__TO BE DONE__
Leave out the images; return the rest of the data exactly.

* begin *

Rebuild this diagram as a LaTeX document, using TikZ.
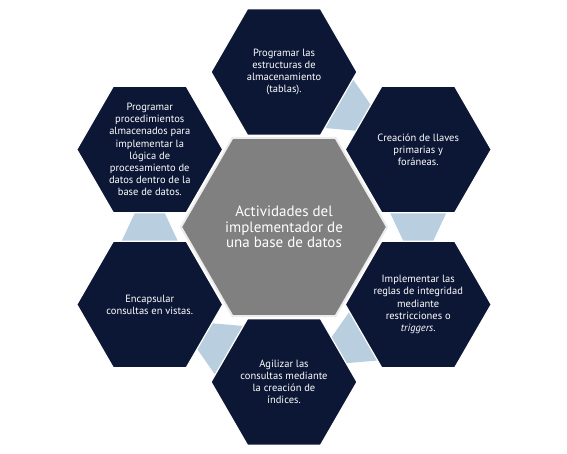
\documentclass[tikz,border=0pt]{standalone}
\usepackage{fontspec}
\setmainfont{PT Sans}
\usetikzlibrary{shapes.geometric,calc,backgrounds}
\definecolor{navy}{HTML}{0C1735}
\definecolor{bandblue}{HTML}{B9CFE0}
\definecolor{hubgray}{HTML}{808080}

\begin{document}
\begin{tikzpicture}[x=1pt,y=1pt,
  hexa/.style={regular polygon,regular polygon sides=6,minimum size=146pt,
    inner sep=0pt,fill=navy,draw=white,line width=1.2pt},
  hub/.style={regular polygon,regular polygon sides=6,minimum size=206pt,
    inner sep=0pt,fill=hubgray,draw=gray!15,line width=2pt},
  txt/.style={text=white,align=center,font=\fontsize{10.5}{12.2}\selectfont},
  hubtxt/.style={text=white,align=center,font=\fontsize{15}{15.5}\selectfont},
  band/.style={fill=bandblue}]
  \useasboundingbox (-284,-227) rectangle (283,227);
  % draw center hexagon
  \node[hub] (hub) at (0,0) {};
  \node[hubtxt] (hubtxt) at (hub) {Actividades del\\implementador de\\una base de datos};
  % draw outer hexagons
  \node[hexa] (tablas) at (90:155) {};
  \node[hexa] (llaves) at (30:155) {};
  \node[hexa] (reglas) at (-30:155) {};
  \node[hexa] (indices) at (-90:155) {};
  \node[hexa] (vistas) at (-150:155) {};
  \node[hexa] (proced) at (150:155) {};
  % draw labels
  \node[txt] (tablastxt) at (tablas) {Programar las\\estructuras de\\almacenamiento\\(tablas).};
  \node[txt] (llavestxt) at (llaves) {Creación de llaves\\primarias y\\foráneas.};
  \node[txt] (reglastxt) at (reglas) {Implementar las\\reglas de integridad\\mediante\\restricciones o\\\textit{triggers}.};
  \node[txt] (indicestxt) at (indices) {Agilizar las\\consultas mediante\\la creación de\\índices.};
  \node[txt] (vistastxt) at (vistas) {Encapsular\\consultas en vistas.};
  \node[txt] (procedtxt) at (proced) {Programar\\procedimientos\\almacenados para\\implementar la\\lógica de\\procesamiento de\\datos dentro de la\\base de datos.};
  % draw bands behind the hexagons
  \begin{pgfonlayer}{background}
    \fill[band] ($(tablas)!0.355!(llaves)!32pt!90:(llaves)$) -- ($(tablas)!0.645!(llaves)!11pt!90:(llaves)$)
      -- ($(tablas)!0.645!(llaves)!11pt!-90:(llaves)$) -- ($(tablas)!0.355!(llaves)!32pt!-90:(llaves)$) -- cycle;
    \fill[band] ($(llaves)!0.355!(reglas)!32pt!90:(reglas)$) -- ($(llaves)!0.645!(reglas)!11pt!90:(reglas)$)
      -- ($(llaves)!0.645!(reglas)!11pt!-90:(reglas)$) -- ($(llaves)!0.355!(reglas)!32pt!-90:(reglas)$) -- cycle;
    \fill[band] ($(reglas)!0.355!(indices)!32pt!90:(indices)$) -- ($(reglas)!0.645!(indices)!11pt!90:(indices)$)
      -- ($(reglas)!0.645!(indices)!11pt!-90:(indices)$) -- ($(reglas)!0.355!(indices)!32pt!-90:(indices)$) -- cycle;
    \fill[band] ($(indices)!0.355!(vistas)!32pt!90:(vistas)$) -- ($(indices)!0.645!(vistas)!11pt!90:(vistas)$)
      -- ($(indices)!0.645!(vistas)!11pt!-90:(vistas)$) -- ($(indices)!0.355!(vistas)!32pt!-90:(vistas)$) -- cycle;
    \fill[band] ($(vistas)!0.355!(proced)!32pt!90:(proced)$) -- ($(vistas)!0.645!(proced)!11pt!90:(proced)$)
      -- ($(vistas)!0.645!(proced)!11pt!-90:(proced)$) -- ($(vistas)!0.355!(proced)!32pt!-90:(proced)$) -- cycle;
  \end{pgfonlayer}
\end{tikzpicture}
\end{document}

* end *

__SOLUTION__
Rebuild this diagram as a LaTeX document, using TikZ.
\documentclass[tikz,border=0pt]{standalone}
\usepackage{fontspec}
\setmainfont{PT Sans}
\usetikzlibrary{shapes.geometric,calc,backgrounds}
\definecolor{navy}{HTML}{0C1735}
\definecolor{bandblue}{HTML}{B9CFE0}
\definecolor{hubgray}{HTML}{808080}

\begin{document}
\begin{tikzpicture}[x=1pt,y=1pt,
  hexa/.style={regular polygon,regular polygon sides=6,minimum size=146pt,
    inner sep=0pt,fill=navy,draw=white,line width=1.2pt},
  hub/.style={regular polygon,regular polygon sides=6,minimum size=206pt,
    inner sep=0pt,fill=hubgray,draw=gray!15,line width=2pt},
  txt/.style={text=white,align=center,font=\fontsize{10.5}{12.2}\selectfont},
  hubtxt/.style={text=white,align=center,font=\fontsize{15}{15.5}\selectfont},
  band/.style={fill=bandblue}]
  \useasboundingbox (-284,-227) rectangle (283,227);
  % draw center hexagon
  \node[hub] (hub) at (0,0) {};
  \node[hubtxt] (hubtxt) at (hub) {Actividades del\\implementador de\\una base de datos};
  % draw outer hexagons
  \node[hexa] (tablas) at (90:155) {};
  \node[hexa] (llaves) at (30:155) {};
  \node[hexa] (reglas) at (-30:155) {};
  \node[hexa] (indices) at (-90:155) {};
  \node[hexa] (vistas) at (-150:155) {};
  \node[hexa] (proced) at (150:155) {};
  % draw labels
  \node[txt] (tablastxt) at (tablas) {Programar las\\estructuras de\\almacenamiento\\(tablas).};
  \node[txt] (llavestxt) at (llaves) {Creación de llaves\\primarias y\\foráneas.};
  \node[txt] (reglastxt) at (reglas) {Implementar las\\reglas de integridad\\mediante\\restricciones o\\\textit{triggers}.};
  \node[txt] (indicestxt) at (indices) {Agilizar las\\consultas mediante\\la creación de\\índices.};
  \node[txt] (vistastxt) at (vistas) {Encapsular\\consultas en vistas.};
  \node[txt] (procedtxt) at (proced) {Programar\\procedimientos\\almacenados para\\implementar la\\lógica de\\procesamiento de\\datos dentro de la\\base de datos.};
  % draw bands behind the hexagons
  \begin{pgfonlayer}{background}
    \fill[band] ($(tablas)!0.355!(llaves)!32pt!90:(llaves)$) -- ($(tablas)!0.645!(llaves)!11pt!90:(llaves)$)
      -- ($(tablas)!0.645!(llaves)!11pt!-90:(llaves)$) -- ($(tablas)!0.355!(llaves)!32pt!-90:(llaves)$) -- cycle;
    \fill[band] ($(llaves)!0.355!(reglas)!32pt!90:(reglas)$) -- ($(llaves)!0.645!(reglas)!11pt!90:(reglas)$)
      -- ($(llaves)!0.645!(reglas)!11pt!-90:(reglas)$) -- ($(llaves)!0.355!(reglas)!32pt!-90:(reglas)$) -- cycle;
    \fill[band] ($(reglas)!0.355!(indices)!32pt!90:(indices)$) -- ($(reglas)!0.645!(indices)!11pt!90:(indices)$)
      -- ($(reglas)!0.645!(indices)!11pt!-90:(indices)$) -- ($(reglas)!0.355!(indices)!32pt!-90:(indices)$) -- cycle;
    \fill[band] ($(indices)!0.355!(vistas)!32pt!90:(vistas)$) -- ($(indices)!0.645!(vistas)!11pt!90:(vistas)$)
      -- ($(indices)!0.645!(vistas)!11pt!-90:(vistas)$) -- ($(indices)!0.355!(vistas)!32pt!-90:(vistas)$) -- cycle;
    \fill[band] ($(vistas)!0.355!(proced)!32pt!90:(proced)$) -- ($(vistas)!0.645!(proced)!11pt!90:(proced)$)
      -- ($(vistas)!0.645!(proced)!11pt!-90:(proced)$) -- ($(vistas)!0.355!(proced)!32pt!-90:(proced)$) -- cycle;
  \end{pgfonlayer}
\end{tikzpicture}
\end{document}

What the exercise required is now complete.